Pelayanan Energi dalam Islam
Islam memiliki konsep dasar yang jelas dalam hal kepemimpinan, yakni imam atau penguasa adalah pelayan bagi rakyatnya. Hal ini sebagaimana hadis Rasulullah Saw. yang berbunyi :
"Imam (Khalifah) adalah raa'in (pengurus rakyat) dan ia bertanggung jawab atas pengurusan rakyatnya." (HR. Al-Bukhari).
Dengan demikian, tugas khalifah adalah melayani dan bertanggung jawab terhadap kebutuhan rakyatnya. Khalifah harus memastikan bahwa setiap warga negaranya telah terpenuhi kebutuhannya termasuk pemanfaatan energi listrik.
Energi listrik yang memanfaatkan potensi alam seperti air, gas, nuklir, tenaga surya, minyak dan lain-lain, semunya adalah berasal dari sumber daya alam. Islam menegaskan bahwa jika sumber daya alam yang ada jumlahnya tidak terbatas, maka itu adalah milik umum dan tidak boleh dikuasai oleh individu baik swasta maupun asing. Hal ini sebagaimana hadis Rasulullah saw. yang berbunyi :
"Kaum muslim berserikat dalam tiga hal: air, padang rumput, dan api; dan harganya adalah haram." (HR Ibnu Majah).

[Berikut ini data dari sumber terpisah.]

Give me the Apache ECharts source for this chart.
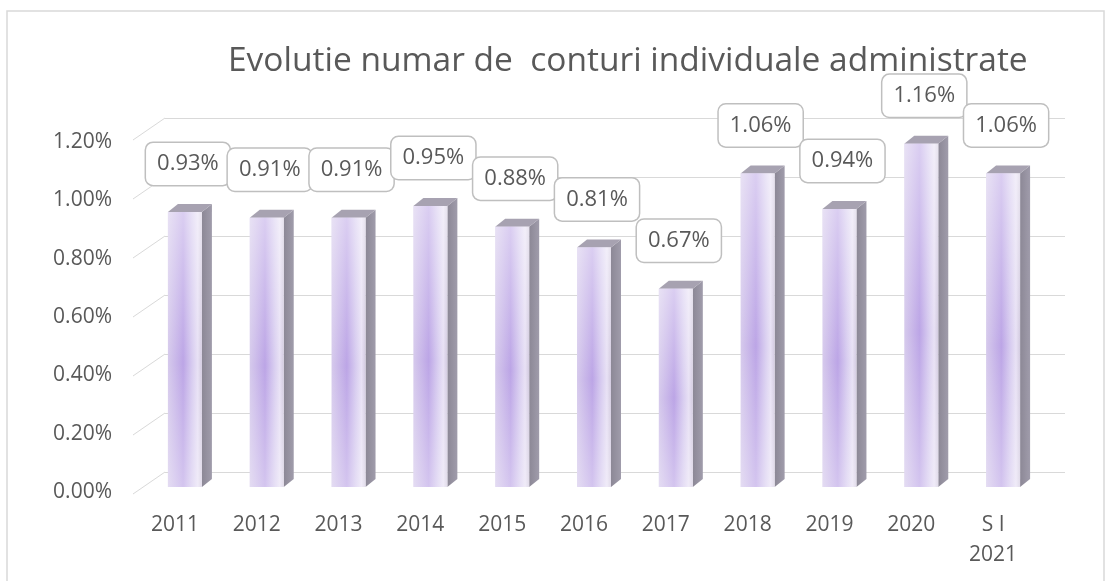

Untuk itu kebutuhan seperti energi listrik wajib disediakan oleh negara secara gratis tanpa mempertimbangkan untung dan rugi. Negara boleh menjual kepada rakyat dengan harga minimum sebagai pengganti biaya produksi. Khilafah juga boleh menjual energi listrik kepada industri dengan keuntungan minimum atau dijual ke luar negeri dengan keuntungan maksimum.
Naiknya harga kebutuhan pokok, juga kenaikan tarif listrik menjadi rutinitas yang tidak dapat dielakkan, hal ini wajar karena sistem kapitalisme adalah sistem yang mengedepankan untung dan rugi bukan atas dasar melayani. Seharusnya umat sadar akan kebobrokan sistem kapitalisme dan beralih kepada sistem Islam yaitu Khilafah yang akan menerapkan syariah Islam secara kaffah dalam seluruh aspek kehidupan. Wallahu a'lam bishawab.[]
Makin berat hidup dalam sistem kapitalisme. Sudah saatnya umat sadar dan bangkit dengan sistem Islam.
Kenaikan listrik dan kebutuhan lain seperti sudah menjadi tradisi yang terus berulang.
Hidup semakin berat dalam asuhan kapitalisme.
Tinggal menunggu waktu. Semua subsidi dicabut dan rakyat harus menanggung sendiri beratnya hidup tanpa ada perlindungan negara. Kejamnya sistem kapitalis.